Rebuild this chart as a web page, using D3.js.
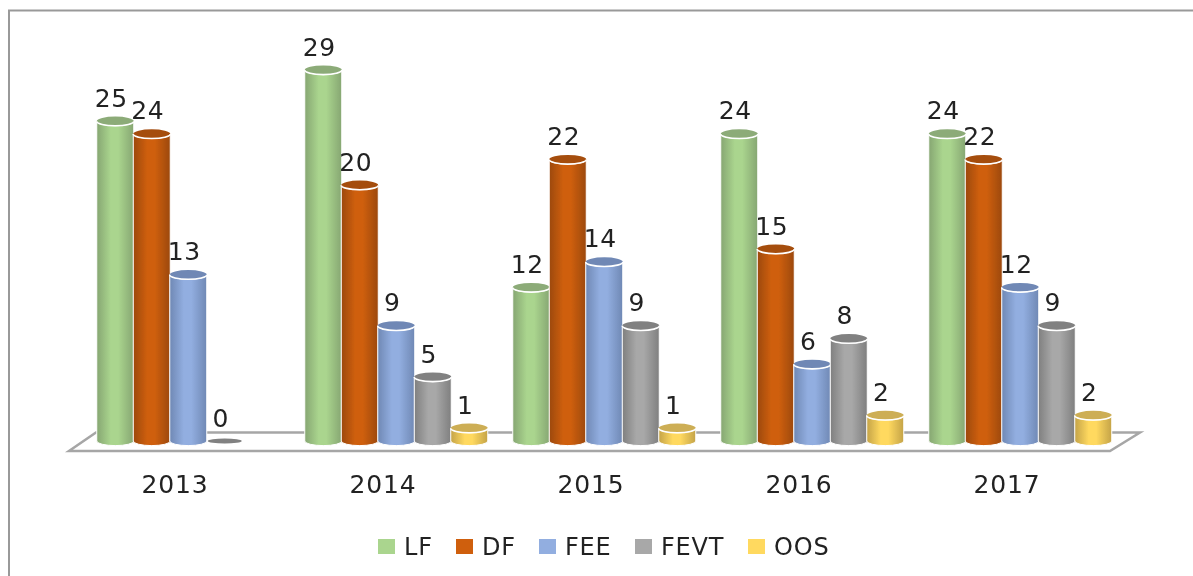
...
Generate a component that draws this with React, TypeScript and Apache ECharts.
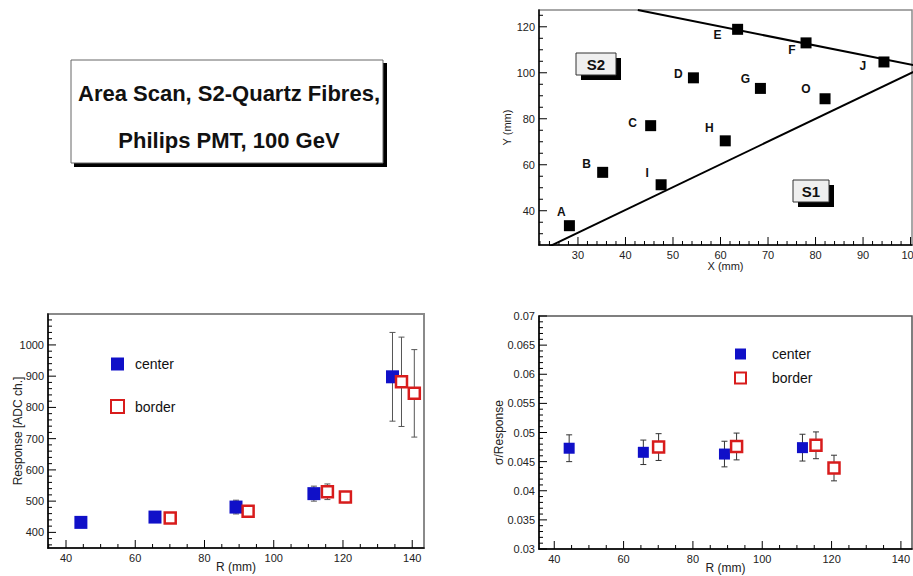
* * *
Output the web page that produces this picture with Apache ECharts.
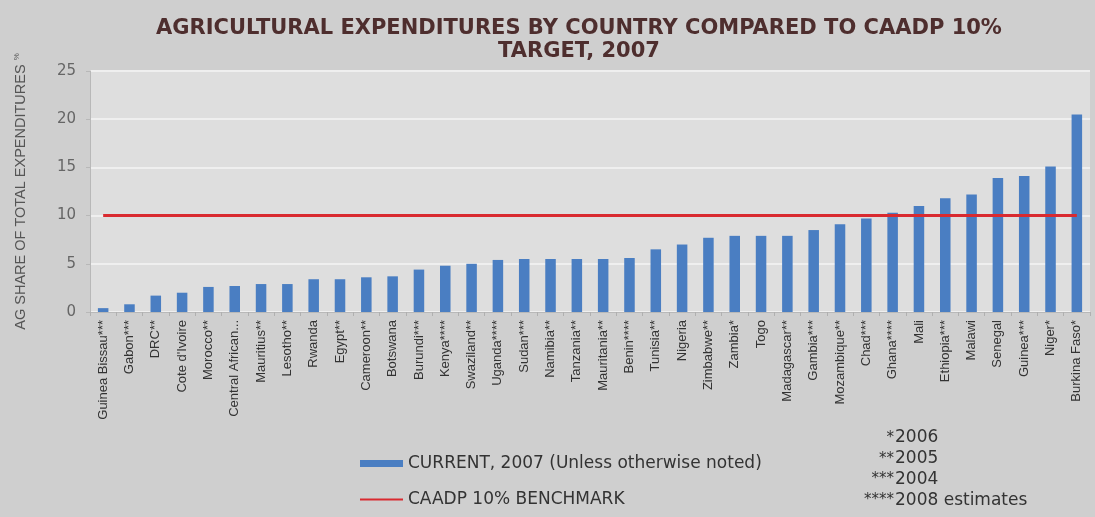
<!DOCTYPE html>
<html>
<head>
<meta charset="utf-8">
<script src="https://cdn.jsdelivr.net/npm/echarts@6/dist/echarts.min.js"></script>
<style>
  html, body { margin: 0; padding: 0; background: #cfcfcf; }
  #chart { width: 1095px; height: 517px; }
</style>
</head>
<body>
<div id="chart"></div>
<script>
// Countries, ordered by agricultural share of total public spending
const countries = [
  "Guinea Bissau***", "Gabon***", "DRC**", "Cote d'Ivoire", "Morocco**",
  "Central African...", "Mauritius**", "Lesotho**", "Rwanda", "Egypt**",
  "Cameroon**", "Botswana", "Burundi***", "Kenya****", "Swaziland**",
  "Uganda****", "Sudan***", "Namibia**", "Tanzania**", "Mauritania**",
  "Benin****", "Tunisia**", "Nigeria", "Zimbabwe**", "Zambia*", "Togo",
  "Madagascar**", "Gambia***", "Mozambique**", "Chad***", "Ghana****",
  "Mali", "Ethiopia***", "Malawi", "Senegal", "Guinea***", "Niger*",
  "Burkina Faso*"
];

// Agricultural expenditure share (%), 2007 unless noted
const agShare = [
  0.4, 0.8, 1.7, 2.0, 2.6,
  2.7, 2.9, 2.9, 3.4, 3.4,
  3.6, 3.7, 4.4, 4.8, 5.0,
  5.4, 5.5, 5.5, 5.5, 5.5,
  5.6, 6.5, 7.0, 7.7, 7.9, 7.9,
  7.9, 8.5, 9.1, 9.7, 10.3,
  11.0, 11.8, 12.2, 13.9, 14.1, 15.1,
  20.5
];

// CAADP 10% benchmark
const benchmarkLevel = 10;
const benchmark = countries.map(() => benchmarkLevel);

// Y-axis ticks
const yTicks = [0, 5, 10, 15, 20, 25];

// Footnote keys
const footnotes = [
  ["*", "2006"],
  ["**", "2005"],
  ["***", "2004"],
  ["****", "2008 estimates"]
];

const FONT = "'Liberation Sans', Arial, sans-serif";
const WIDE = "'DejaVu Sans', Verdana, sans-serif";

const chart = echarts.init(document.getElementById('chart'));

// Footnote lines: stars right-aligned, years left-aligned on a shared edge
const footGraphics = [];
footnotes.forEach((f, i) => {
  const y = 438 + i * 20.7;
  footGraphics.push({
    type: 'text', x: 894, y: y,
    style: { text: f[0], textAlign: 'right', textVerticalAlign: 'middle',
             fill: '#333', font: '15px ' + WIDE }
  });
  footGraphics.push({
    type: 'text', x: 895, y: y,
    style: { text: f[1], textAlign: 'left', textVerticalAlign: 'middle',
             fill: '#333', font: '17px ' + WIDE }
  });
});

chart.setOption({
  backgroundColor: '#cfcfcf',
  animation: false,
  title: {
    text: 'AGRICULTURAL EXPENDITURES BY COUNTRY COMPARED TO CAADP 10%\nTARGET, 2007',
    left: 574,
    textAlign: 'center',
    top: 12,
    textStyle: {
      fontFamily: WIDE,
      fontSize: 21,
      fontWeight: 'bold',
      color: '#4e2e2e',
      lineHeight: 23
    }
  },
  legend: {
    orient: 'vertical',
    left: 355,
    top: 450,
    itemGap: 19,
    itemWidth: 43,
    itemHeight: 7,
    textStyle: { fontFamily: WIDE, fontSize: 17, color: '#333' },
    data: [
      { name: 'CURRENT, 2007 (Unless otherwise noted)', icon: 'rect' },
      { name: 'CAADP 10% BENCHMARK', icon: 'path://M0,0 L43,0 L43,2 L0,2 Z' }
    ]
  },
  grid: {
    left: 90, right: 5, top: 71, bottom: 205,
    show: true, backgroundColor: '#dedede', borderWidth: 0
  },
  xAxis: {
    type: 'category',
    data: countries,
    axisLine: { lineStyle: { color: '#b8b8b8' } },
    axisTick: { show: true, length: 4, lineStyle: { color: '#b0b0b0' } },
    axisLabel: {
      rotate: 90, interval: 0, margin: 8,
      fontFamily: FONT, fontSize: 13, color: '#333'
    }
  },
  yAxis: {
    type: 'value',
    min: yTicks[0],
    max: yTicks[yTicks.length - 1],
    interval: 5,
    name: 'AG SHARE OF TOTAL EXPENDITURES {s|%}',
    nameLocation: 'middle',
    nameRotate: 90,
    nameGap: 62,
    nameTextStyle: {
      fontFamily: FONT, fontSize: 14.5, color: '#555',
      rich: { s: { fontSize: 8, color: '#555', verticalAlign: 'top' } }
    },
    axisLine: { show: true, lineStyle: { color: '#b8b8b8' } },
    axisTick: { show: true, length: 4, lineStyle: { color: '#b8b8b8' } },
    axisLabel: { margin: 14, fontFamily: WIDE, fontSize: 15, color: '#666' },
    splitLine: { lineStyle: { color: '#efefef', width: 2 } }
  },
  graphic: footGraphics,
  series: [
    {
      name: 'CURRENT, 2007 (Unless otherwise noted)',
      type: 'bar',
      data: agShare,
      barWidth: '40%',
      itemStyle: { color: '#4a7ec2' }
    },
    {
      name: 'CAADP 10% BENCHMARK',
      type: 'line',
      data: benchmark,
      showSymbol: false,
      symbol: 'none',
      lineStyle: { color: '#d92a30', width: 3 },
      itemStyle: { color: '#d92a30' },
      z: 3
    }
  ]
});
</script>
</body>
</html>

** Task description **
Say how many lines above hold the word "that", giving only the count.

** Task response **
2